Gunmen armed with M-16 rifles abducted Yang Zailin, 34, from the fish farm where he worked on the east coast of Sabah around 2.45 am, the state's director general of security, Mohammad Mentek said in a statement Tuesday.
The kidnappers, who are believed to be from the mainly Muslim southern part of the Philippines, fled by boat into international waters after exchanging gunfire with Malaysian security forces, the statement said.
Originally from Guizhou province, Yang had been working in Sabah for three years as the manager of the farm, China's Deputy Consul General in Kuching, Liu Dong Yuan, told CNN. The farm belongs to a Hong Kong-owned company called Wonderful Terrace.
Sabah Chief Minister Datuk Seri Musa Aman said authorities are looking to introduce travel restrictions and curfews at high-risk spots around the coast of Sabah following the incident, according to local media reports.
The kidnapping is the latest in a spate of abductions of foreigners in the area.
On April 2, two women -- a Chinese tourist and a Filipino hotel worker -- were taken from a diving resort on the coast of Sabah. Authorities say the pair are being held for ransom, in the province of Sulu in the southern Philippines.
Last November, a Taiwanese man died when he and his wife were kidnapped from another Sabah resort by suspected Abu Sayyaf gunmen.

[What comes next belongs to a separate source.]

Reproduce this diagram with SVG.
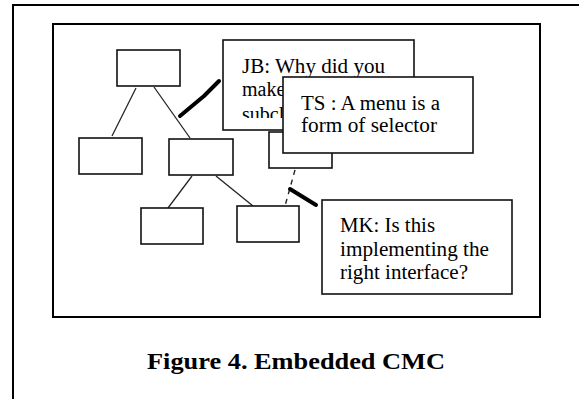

His wife was freed after being held hostage for more than a month on the island of Jolo, also in Sulu province.
Early in 2013, Malaysia established a special security zone along Sabah's maritime border after insurgents from the southern Philippines stormed a village in the eastern district of Lahad Datu.
The latest kidnappings could further strain diplomatic ties between Malaysia and China, which have had a tense relationship since Malaysia Airlines Flight 370 vanished on March 8.
Many relatives of those on board the missing plane, most of whom were Chinese, have been fiercely critical of Malaysia's handling of the investigation.